The Duchess of Zeon wrote:
80% of French electrical power already comes from Nuclear, and there haven't been any major French nuclear accidents, have there? I can't believe that isn't a devastating argument in favour of nuclear energy and against the whiners, but it's never brought up.
I listened to Patrick Moore arguing with some "anti-nuclear journalist" on the radio last week, and the journalist had moved on to the old argument about how nuclear is supposedly so expensive, and tried arguing that reprocessing was totally unfeasible because it "just doesn't work" and costs so much.
Moore pointed out the 80% figure for France, that Japan is also heavily reliant on nuclear, that they both use reprocessing extensively, and asked why they would have done so if it were really so unfeasibly expensive - the only retort that the anti-nuclear activist had was that those were "socialist" electrical utilities, that it was all state-run. Moore said, yeah, well maybe if we're the only ones with private electrical generation, we should rethink that, since electricity is so vital that it could be considered a matter of national security. The activist came back with "well we just shouldn't want socialist programs like that, we wouldn't accept it here."

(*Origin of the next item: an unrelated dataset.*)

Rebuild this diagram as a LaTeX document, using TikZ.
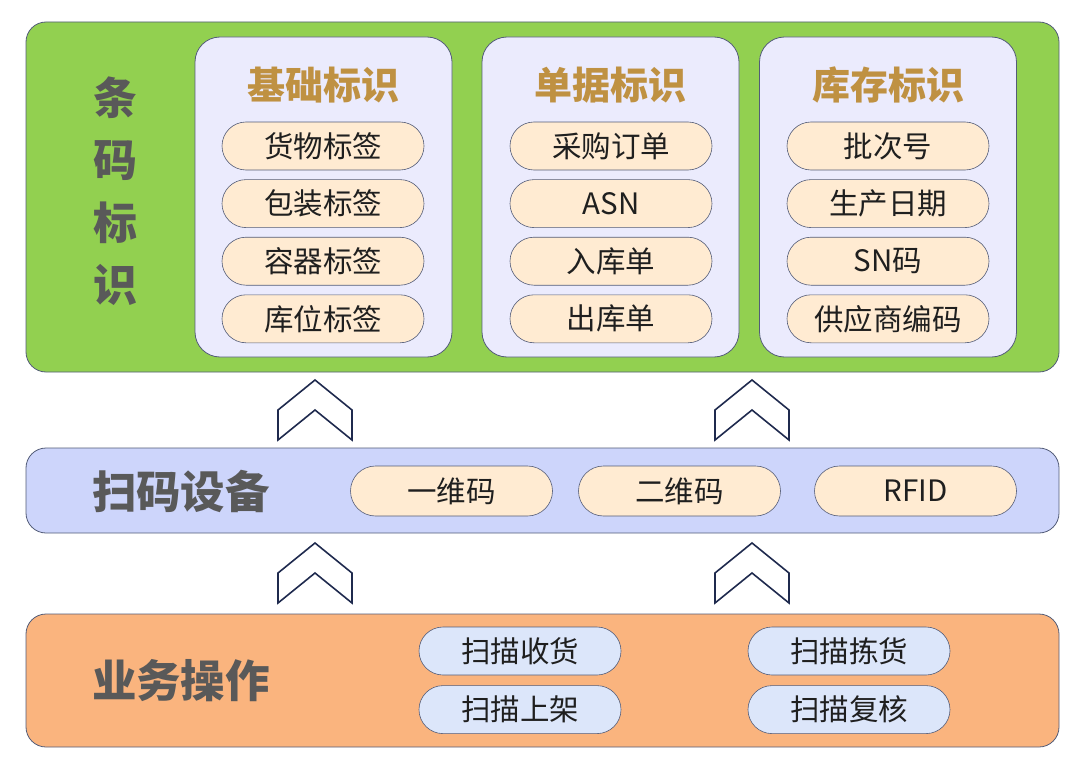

I'm not sure how many other anti-nuclear activists would go down the anti-socialist line, although an excellent retort would be that we already have some socialist electrical generation here - the Bonneville Power Administration is one example, and it sells electricity so cheaply that Bush was for awhile attempting to force the BPA to charge "market rates" for electricity because it "wasn't fair" that we got cheaper electricity than the rest of the nation.
The Duchess of Zeon wrote:
The city of Astoria for instance might be an ideal place for one of these facilities, with power easily supplied to Portland and coal for the Fischer-Trosch operations hauled in by railroad directly from the east, and plenty of seawater nearby for desalination and hydrogen cracking.
I would weep with joy if such a thing came to fruition. Probably my greatest frustration with Oregon is that it has developed an irrational loathing for nuclear power ever since the Trojan plant turned out to be a lemon, and I'm afraid we'll wind up sticking our thumbs up our asses while everyone else is building actual electrical infrastructure.